### [Instructions for the task]
Everything from the first line of the data through the line with "110, 108, 107];" is to be echoed exactly, minus the pictures.

### [Dataset content]

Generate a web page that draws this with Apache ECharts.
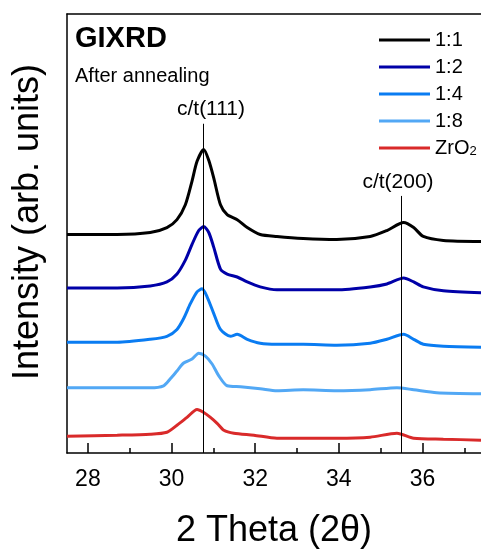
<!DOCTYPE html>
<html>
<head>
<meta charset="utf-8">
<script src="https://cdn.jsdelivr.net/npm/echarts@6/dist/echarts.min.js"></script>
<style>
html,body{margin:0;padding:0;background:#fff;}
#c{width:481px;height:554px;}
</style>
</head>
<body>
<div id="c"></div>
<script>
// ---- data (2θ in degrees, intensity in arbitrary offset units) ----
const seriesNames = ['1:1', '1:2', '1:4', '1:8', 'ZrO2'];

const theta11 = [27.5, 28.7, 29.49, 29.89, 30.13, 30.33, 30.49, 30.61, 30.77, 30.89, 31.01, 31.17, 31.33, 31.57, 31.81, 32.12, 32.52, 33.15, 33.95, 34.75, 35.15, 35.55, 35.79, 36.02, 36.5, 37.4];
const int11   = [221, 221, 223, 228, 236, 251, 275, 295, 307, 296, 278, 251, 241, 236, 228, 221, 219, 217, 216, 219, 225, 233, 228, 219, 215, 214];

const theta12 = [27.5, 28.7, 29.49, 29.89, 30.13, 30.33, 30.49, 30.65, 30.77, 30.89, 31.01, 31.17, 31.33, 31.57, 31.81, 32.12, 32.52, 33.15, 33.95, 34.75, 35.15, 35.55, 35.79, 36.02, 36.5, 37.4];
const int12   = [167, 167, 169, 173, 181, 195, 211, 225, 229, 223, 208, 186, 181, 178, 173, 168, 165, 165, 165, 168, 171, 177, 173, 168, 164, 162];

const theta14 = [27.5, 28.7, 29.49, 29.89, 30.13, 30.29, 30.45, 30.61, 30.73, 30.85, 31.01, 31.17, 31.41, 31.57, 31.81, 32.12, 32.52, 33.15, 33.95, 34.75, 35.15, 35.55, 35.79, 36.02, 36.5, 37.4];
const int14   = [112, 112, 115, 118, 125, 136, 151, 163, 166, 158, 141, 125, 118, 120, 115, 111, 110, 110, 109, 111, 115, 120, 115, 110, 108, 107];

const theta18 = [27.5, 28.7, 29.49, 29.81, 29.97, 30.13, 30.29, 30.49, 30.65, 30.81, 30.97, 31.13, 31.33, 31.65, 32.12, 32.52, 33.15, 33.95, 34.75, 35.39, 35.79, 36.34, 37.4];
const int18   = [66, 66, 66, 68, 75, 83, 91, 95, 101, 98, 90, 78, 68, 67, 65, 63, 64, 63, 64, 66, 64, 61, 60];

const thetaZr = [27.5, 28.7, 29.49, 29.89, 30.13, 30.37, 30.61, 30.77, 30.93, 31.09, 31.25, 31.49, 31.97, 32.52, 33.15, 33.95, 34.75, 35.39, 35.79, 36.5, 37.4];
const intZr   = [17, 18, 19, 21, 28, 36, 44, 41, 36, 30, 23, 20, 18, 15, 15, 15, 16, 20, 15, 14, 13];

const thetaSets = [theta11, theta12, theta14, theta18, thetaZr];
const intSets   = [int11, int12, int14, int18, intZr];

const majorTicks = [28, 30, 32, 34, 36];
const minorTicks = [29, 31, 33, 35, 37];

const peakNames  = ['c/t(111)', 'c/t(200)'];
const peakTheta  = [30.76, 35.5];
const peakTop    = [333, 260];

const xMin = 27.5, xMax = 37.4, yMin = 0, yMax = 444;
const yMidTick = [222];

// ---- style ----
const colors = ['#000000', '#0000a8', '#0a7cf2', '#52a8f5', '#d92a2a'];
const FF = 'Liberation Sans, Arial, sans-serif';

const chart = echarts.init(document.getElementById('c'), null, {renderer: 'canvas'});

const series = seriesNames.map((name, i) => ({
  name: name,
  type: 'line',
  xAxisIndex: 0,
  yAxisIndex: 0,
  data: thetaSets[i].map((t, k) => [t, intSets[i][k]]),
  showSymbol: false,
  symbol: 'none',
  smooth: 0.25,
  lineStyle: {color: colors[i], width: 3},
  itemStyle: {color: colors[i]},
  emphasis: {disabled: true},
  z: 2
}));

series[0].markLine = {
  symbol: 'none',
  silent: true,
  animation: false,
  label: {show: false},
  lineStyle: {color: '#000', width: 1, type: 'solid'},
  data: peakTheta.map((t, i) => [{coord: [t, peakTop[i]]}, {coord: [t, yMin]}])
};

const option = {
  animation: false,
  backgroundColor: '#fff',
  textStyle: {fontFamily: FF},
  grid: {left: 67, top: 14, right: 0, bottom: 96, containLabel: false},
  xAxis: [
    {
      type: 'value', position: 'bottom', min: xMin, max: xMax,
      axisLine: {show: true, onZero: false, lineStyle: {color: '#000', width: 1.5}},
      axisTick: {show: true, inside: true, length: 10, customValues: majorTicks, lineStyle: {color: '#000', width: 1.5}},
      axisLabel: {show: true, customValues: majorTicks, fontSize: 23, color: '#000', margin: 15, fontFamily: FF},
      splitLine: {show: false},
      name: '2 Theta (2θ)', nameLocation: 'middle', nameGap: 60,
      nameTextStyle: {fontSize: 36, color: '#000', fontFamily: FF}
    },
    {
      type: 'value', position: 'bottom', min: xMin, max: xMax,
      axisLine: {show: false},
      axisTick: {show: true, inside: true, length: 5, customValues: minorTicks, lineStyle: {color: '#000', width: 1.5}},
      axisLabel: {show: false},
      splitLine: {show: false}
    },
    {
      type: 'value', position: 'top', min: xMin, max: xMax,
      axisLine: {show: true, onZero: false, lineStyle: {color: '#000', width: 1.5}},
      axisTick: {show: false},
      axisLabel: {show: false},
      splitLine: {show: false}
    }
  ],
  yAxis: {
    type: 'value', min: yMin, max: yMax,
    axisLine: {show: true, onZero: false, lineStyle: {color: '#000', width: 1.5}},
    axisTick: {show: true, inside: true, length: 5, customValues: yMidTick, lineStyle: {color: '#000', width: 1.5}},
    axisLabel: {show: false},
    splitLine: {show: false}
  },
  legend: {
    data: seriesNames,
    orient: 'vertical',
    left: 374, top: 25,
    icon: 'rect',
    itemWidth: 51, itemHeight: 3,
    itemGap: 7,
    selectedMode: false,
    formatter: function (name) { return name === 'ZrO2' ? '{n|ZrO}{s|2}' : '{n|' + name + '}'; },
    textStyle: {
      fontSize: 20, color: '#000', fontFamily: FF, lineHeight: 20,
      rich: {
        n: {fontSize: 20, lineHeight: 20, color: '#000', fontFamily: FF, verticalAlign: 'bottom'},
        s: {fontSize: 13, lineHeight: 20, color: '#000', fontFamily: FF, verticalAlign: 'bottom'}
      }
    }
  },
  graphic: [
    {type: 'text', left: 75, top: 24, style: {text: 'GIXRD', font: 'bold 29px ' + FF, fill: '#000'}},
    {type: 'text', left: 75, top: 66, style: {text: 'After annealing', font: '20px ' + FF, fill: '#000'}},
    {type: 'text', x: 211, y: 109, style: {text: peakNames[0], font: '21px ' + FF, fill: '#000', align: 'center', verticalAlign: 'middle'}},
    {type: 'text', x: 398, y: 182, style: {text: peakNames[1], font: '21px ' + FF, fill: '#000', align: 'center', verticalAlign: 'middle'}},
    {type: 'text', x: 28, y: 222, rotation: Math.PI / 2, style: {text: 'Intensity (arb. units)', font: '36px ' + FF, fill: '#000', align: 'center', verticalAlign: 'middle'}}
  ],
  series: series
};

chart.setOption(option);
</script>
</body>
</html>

### [Response for this exercise]
Generate a web page that draws this with Apache ECharts.
<!DOCTYPE html>
<html>
<head>
<meta charset="utf-8">
<script src="https://cdn.jsdelivr.net/npm/echarts@6/dist/echarts.min.js"></script>
<style>
html,body{margin:0;padding:0;background:#fff;}
#c{width:481px;height:554px;}
</style>
</head>
<body>
<div id="c"></div>
<script>
// ---- data (2θ in degrees, intensity in arbitrary offset units) ----
const seriesNames = ['1:1', '1:2', '1:4', '1:8', 'ZrO2'];

const theta11 = [27.5, 28.7, 29.49, 29.89, 30.13, 30.33, 30.49, 30.61, 30.77, 30.89, 31.01, 31.17, 31.33, 31.57, 31.81, 32.12, 32.52, 33.15, 33.95, 34.75, 35.15, 35.55, 35.79, 36.02, 36.5, 37.4];
const int11   = [221, 221, 223, 228, 236, 251, 275, 295, 307, 296, 278, 251, 241, 236, 228, 221, 219, 217, 216, 219, 225, 233, 228, 219, 215, 214];

const theta12 = [27.5, 28.7, 29.49, 29.89, 30.13, 30.33, 30.49, 30.65, 30.77, 30.89, 31.01, 31.17, 31.33, 31.57, 31.81, 32.12, 32.52, 33.15, 33.95, 34.75, 35.15, 35.55, 35.79, 36.02, 36.5, 37.4];
const int12   = [167, 167, 169, 173, 181, 195, 211, 225, 229, 223, 208, 186, 181, 178, 173, 168, 165, 165, 165, 168, 171, 177, 173, 168, 164, 162];

const theta14 = [27.5, 28.7, 29.49, 29.89, 30.13, 30.29, 30.45, 30.61, 30.73, 30.85, 31.01, 31.17, 31.41, 31.57, 31.81, 32.12, 32.52, 33.15, 33.95, 34.75, 35.15, 35.55, 35.79, 36.02, 36.5, 37.4];
const int14   = [112, 112, 115, 118, 125, 136, 151, 163, 166, 158, 141, 125, 118, 120, 115, 111, 110, 110, 109, 111, 115, 120, 115, 110, 108, 107];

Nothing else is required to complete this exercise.